In 2004, I was at a wedding. I was a new mom of my brand new baby Sophia. And I watched in horror as another mom filled her baby’s bottle with Diet Coke. Diet Coke! I thought I will never do that to my kids!
Fast-forward many years and many kids later: Baby cries when I’m drinking my occasional diet soda, I open her bottle and pour some in. How times have changed!
In 2008, after having baby number two, I was an self-identified expert on “sleep schedules,” thinking how foolish new parents were and wondering why they wouldn’t just follow my advice on how to get a new baby to sleep through the night and in their cribs. I mean, how hard was it? All my babies slept through the night without a 4 a.m. feeding at 6 weeks and then no feeding from 6 p.m. – 6 a.m. by 3 months.
Then…baby number three comes. Boy, I was in for a surprise when she woke up because she was either cold, wet, hungry or bored. Despite all my “same” efforts, she was my “sensitive” one (still is). She didn’t technically “sleep through the night” until she was near 2 years old.
All these little lessons have made me realize that as soon as I judge someone, chances are, God will have a little laugh and it’ll soon happen to me.
I realize through so many parenting trials, I decided to apply a philosophy I already held dear in another area of my life.
When I got married, I knew that one day I may not like the man I married, we all have those days, right? But what if days turned into weeks, then months, then years? I knew “it could be me” that was one of those that got a divorce. Even as a Christian, considering that Christians statistically have the same, if not higher divorce rate than non-Christians.
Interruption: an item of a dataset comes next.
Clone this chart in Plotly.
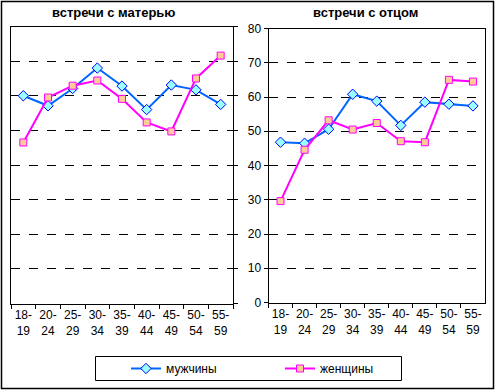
import plotly.graph_objects as go

categories = ["18-<br>19", "20-<br>24", "25-<br>29", "30-<br>34", "35-<br>39",
              "40-<br>44", "45-<br>49", "50-<br>54", "55-<br>59"]
mother_men = [60.0, 57.1, 62.1, 68.0, 62.8, 56.0, 63.1, 61.7, 57.5]
mother_women = [46.5, 59.5, 62.9, 64.4, 59.1, 52.3, 49.7, 65.0, 71.6]
father_men = [46.8, 46.5, 50.6, 60.8, 58.8, 51.7, 58.5, 57.9, 57.4]
father_women = [29.6, 44.6, 53.2, 50.5, 52.4, 47.1, 46.8, 65.0, 64.5]
y_ticks = [0, 10, 20, 30, 40, 50, 60, 70, 80]
titles = ["встречи с матерью", "встречи с отцом"]
series_names = ["мужчины", "женщины"]

W, H = 495, 390
FONT = "Liberation Sans, Arial, sans-serif"

men_style = dict(mode="lines+markers",
                 line=dict(color="#0066FF", width=2),
                 marker=dict(symbol="diamond", size=8, color="#99FFFF",
                             line=dict(color="#0000FF", width=1)))
women_style = dict(mode="lines+markers",
                   line=dict(color="#FF00FF", width=2),
                   marker=dict(symbol="square", size=7, color="#FFCC99",
                               line=dict(color="#FF00FF", width=1)))

fig = go.Figure()
fig.add_trace(go.Scatter(x=categories, y=mother_men, name=series_names[0],
                         xaxis="x", yaxis="y", showlegend=True, **men_style))
fig.add_trace(go.Scatter(x=categories, y=mother_women, name=series_names[1],
                         xaxis="x", yaxis="y", showlegend=True, **women_style))
fig.add_trace(go.Scatter(x=categories, y=father_men, name=series_names[0],
                         xaxis="x2", yaxis="y2", showlegend=False, **men_style))
fig.add_trace(go.Scatter(x=categories, y=father_women, name=series_names[1],
                         xaxis="x2", yaxis="y2", showlegend=False, **women_style))

def px_x(p):
    return p / W

def px_y(p):
    return (H - p) / H

xcommon = dict(type="category", range=[-0.5, 8.5], tickson="boundaries",
               ticks="outside", ticklen=4, tickcolor="black", tickwidth=1,
               tickangle=0, automargin=False,
               showline=True, linecolor="black", linewidth=1, mirror=True,
               showgrid=False, tickfont=dict(family=FONT, size=12, color="black"),
               fixedrange=True)
ycommon = dict(range=[0, 80], tickvals=y_ticks, ticks="outside", ticklen=4,
               tickcolor="black", tickwidth=1, automargin=False,
               showline=True, linecolor="black", linewidth=1, mirror=True,
               showgrid=True, gridcolor="black", gridwidth=1, griddash="dash",
               zeroline=False, tickfont=dict(family=FONT, size=12, color="black"),
               fixedrange=True)

fig.update_layout(
    width=W, height=H,
    margin=dict(l=0, r=0, t=0, b=0),
    paper_bgcolor="white", plot_bgcolor="white",
    xaxis=dict(domain=[px_x(11), px_x(233)], anchor="y", **xcommon),
    yaxis=dict(domain=[px_y(303.5), px_y(26.5)], anchor="x", side="right",
               showticklabels=False, **ycommon),
    xaxis2=dict(domain=[px_x(268.5), px_x(485)], anchor="y2", **xcommon),
    yaxis2=dict(domain=[px_y(302.5), px_y(28.5)], anchor="x2", side="left",
                showticklabels=True, **ycommon),
    showlegend=True,
    legend=dict(orientation="h", x=px_x(126), y=px_y(368.5),
                xanchor="left", yanchor="middle",
                bgcolor="rgba(0,0,0,0)", borderwidth=0,
                entrywidth=109, entrywidthmode="pixels",
                font=dict(family=FONT, size=12, color="black")),
    font=dict(family=FONT, size=12, color="black"),
)

fig.add_annotation(text="<b>" + titles[0] + "</b>", xref="paper", yref="paper",
                   x=px_x(113), y=px_y(13), xanchor="center", yanchor="middle",
                   showarrow=False,
                   font=dict(family=FONT, size=13, color="black"))
fig.add_annotation(text="<b>" + titles[1] + "</b>", xref="paper", yref="paper",
                   x=px_x(365), y=px_y(12), xanchor="center", yanchor="middle",
                   showarrow=False,
                   font=dict(family=FONT, size=13, color="black"))

# legend frame and outer frame
fig.add_shape(type="rect", xref="paper", yref="paper",
              x0=px_x(95.5), x1=px_x(401.5), y0=px_y(380.5), y1=px_y(356.5),
              line=dict(color="black", width=1), fillcolor="rgba(0,0,0,0)")
fig.add_shape(type="rect", xref="paper", yref="paper",
              x0=px_x(1.5), x1=px_x(493.5), y0=px_y(388.5), y1=px_y(1.5),
              line=dict(color="black", width=1.5), fillcolor="rgba(0,0,0,0)")

fig.write_html("out.html",
               config={"displayModeBar": False},
               post_script="document.body.style.margin='0';"
                           "document.body.style.overflow='hidden';")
I don’t intend to get a divorce. I don’t think anyone at the altar does. Luckily, after 9 years of marriage, we still are totally in love, but I have to say, in part, I attribute this idea of “it could be me.”
Because of this “it could be me” philosophy, I took the offensive. I stepped up to the challenge and refused to let my marriage dissolve without a fight.
I still realize that “it could be me.” So I continually pray, fight with my own demons and character flaws, and do my best (which sometimes is paltry, believe me when I say I’m no saint). I go before the Lord, asking him to reveal my sins towards my husband. I have not conquered them all, but I know they are there and I’m trying to chip away at my selfishness.
I remember thinking “it could be me” in the area of infidelity.
As I watched the marriages of people I knew and loved go down that path, it was evident it could happened to those who professed being “in love” with their spouses.
Enter new job, cute boy, long hours.
I remembered a saying from a sermon, “if you are tempted to have an affair…tell your spouse, they are they most invested party to help you deal with your temptations.” So I did.
For 10 months, we agonized over my subversive flirting with “cute boy”. My husband, as a man with his own issues, was sympathetic to the idea that it wasn’t because I was unhappy at home, because I wasn’t. In fact before I got the job I remember thinking how “perfect” our marriage was turning out to be, I was still crazy in love with my hubby. But put two people who are attracted to each other in an office, working long hours on projects together, is just a bad formula.
So I quit. End of problem.
But guess what? From now on I will do my best, with the Lord’s help, to not put myself in that same situation again, whether job-wise or socially. It was too emotionally stressful and eventually “it could have been me” no matter how hard I fought the temptation, I am only human. And like Joseph when tempted by Potiphar’s wife, I fled.
Then, there are those friends who I watch raising their teenagers. As a mom with no teenagers and only little ones…oh, how easy it is to judge a mom of teenagers!
“She should have spanked her kids more!”, “If she only used the method I use, she wouldn’t be dealing with that type of behavior.”, or “I would never allow my teenagers to do that.”
When I see a teenager who is “out of control,” not being obedient to his/her parents, not living for Christ, and desiring the things of this world, I must remember “it could be me” dealing with that in the years to come.
I will take my judgment and turn it into prayer for those affected and for myself.
Obviously, we should take what we see, the errors of others and learn to grow from it. If the Lord is leading you to follow a certain method, then great! Praise God!
I’m not saying we shouldn’t “judge others by their fruit” and whatnot. Of course, we have the Holy Spirit to know what is right and wrong, but there is that fine line between humanistic pride that says “I would never!” and the reliant humility that says “I may do that, Lord help me to avoid it.”
There are so many other areas I have diligently tried to apply this theory such as: people who walk away from the faith, people that are obese, or people who rely on the government for their support.
When we find ourselves in hard situations ourselves, we will be thankful for those friends who offer a listening ear and weigh carefully their words and advice before offering up their “wisdom.” And when we find ourselves in hard situations, especially after judging someone for the same thing, let us praise God for our humble situation!